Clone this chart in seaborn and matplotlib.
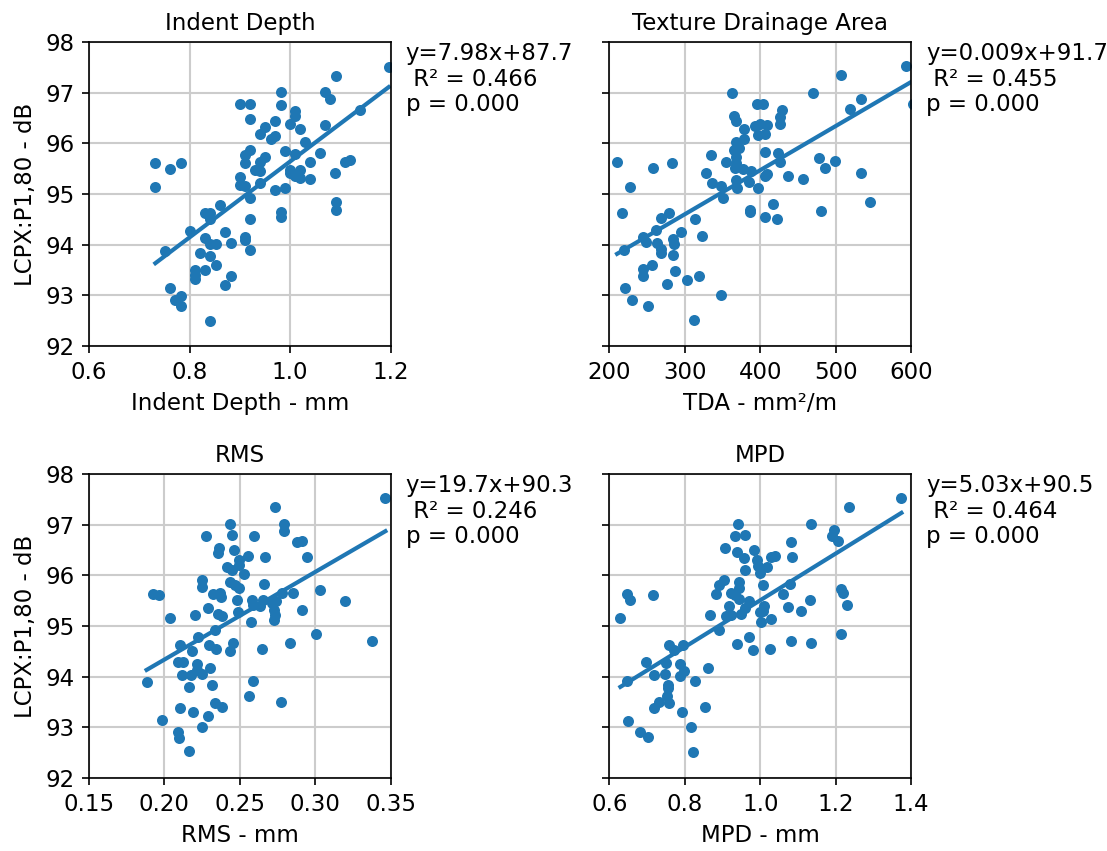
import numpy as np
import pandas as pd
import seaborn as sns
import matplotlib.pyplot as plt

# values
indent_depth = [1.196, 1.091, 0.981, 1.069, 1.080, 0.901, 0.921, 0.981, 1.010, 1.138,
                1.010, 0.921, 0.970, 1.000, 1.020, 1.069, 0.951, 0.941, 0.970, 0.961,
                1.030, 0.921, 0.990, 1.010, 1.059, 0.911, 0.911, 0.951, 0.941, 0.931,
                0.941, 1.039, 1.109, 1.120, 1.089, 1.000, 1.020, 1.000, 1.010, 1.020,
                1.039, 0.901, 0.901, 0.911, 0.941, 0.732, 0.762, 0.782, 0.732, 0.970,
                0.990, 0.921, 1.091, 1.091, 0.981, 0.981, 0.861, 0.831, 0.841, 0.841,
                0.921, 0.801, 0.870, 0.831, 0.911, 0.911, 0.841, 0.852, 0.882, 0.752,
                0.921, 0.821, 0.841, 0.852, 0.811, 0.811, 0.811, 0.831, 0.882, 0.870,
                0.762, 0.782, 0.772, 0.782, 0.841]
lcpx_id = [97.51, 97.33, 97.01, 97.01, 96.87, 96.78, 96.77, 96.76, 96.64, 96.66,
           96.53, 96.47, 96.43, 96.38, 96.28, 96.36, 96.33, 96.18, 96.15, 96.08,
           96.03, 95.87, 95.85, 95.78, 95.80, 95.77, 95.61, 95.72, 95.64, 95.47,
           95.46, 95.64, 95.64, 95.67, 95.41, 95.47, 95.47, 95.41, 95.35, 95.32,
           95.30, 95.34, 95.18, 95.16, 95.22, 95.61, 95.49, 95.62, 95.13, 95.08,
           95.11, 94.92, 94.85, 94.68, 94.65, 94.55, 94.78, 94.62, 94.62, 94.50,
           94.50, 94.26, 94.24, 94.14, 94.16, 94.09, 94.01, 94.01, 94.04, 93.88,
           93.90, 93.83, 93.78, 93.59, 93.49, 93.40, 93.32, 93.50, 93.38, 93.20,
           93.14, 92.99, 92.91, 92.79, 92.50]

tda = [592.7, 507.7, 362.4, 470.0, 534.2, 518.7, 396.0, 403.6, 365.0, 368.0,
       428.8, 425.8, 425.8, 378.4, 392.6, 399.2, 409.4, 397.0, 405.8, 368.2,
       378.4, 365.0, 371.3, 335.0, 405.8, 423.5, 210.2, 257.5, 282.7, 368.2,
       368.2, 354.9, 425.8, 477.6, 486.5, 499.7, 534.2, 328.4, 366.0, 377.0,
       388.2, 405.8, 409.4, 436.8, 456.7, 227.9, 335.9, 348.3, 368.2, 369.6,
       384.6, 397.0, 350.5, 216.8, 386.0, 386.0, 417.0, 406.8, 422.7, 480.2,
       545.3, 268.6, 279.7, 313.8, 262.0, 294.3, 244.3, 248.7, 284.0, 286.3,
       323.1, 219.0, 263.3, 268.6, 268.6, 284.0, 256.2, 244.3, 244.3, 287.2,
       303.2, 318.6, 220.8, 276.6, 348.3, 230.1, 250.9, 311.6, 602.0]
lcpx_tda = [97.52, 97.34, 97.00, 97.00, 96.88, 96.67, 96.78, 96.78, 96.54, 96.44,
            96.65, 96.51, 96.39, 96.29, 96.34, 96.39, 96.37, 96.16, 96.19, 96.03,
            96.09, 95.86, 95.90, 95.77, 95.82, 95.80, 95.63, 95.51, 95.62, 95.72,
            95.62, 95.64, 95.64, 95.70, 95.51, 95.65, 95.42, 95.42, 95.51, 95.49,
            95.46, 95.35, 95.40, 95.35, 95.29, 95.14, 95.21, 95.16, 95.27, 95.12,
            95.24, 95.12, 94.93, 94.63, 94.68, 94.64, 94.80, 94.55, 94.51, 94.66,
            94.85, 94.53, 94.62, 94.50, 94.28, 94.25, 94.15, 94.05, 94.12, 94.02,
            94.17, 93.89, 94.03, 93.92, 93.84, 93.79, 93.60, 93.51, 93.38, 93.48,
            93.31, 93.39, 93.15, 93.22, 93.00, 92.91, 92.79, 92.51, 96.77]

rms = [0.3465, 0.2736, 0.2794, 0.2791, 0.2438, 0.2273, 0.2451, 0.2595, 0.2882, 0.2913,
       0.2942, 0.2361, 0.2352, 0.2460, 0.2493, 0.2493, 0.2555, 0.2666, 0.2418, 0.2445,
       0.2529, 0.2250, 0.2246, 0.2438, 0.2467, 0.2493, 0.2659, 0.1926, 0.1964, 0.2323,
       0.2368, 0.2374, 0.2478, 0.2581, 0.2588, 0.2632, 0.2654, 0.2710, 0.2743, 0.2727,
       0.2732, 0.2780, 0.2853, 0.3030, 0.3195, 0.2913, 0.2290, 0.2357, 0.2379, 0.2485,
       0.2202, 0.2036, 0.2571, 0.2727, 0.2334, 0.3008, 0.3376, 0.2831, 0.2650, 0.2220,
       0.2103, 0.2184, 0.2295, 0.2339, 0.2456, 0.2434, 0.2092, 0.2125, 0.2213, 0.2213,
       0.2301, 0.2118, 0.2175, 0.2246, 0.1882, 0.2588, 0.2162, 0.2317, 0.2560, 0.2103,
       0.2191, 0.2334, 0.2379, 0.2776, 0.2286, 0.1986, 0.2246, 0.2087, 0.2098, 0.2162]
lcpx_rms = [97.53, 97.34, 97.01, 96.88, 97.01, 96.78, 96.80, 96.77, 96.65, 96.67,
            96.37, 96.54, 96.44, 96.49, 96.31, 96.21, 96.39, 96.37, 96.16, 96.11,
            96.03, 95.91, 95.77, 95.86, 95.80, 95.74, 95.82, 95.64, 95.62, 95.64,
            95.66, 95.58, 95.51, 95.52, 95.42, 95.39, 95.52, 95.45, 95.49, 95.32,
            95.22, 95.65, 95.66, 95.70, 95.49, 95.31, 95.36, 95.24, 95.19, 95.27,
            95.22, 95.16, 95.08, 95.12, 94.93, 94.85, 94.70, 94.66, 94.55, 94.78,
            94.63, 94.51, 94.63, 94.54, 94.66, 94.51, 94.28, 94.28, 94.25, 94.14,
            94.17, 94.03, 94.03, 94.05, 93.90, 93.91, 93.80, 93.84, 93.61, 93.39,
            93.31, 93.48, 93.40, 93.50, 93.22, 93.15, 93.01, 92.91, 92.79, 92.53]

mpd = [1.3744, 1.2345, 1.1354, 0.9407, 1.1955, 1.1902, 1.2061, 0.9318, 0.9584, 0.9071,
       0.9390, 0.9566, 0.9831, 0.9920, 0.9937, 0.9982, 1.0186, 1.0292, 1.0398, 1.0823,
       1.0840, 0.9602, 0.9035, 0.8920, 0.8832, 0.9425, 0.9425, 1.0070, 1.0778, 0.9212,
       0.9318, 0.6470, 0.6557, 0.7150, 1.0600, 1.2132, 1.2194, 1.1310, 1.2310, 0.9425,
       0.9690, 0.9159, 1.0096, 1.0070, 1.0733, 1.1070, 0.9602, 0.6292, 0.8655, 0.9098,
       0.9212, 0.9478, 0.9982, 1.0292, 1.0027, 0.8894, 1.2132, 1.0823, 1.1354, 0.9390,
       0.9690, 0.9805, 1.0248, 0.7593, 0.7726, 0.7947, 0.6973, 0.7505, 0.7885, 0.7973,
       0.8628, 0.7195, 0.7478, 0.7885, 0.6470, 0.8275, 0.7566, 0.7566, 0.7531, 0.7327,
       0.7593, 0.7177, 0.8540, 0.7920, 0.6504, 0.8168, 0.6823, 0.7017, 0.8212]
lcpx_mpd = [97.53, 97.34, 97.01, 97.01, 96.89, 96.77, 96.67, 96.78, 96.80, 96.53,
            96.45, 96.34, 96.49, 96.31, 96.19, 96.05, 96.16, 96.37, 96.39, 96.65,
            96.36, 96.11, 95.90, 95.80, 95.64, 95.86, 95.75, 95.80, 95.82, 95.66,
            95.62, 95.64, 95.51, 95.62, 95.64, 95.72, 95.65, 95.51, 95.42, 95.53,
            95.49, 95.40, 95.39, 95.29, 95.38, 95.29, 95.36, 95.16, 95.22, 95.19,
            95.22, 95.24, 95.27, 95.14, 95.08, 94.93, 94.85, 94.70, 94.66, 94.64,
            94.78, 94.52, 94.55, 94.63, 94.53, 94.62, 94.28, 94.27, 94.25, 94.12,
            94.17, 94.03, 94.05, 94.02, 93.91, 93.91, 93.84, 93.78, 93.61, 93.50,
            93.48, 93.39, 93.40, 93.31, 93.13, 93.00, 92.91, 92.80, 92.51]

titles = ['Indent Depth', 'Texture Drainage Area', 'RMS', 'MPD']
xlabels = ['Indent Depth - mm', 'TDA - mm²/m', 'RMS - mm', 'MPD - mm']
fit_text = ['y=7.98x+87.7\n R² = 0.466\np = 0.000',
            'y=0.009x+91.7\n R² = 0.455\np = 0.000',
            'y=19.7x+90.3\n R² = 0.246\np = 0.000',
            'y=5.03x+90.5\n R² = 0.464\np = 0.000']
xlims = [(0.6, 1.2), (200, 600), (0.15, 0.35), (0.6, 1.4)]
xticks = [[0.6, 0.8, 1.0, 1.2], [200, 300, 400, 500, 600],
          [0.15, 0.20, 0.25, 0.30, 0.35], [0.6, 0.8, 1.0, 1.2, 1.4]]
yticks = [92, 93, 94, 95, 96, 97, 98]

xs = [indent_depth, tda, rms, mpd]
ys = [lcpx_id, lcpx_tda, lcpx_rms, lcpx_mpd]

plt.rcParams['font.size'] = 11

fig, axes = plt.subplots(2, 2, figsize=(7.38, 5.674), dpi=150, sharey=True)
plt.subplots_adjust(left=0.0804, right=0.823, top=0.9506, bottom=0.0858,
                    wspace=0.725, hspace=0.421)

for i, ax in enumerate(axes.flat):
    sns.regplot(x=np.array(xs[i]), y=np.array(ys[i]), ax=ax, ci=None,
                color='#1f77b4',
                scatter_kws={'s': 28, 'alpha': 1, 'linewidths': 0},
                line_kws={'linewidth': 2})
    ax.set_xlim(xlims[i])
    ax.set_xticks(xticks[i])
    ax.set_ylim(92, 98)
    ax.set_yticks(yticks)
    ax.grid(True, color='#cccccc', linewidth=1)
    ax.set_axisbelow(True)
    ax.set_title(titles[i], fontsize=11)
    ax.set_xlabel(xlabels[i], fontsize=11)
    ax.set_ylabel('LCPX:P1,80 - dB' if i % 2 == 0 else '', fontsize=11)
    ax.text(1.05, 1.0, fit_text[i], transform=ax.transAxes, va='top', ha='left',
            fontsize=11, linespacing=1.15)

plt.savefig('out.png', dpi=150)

▸ **What is asked**
Reproduce only the lines from the beginning of the data through the line that contains "import matplotlib.pyplot as plt", both included, and please drop the pictures.

▸ **Output of the task**
Clone this chart in seaborn and matplotlib.
import numpy as np
import pandas as pd
import seaborn as sns
import matplotlib.pyplot as plt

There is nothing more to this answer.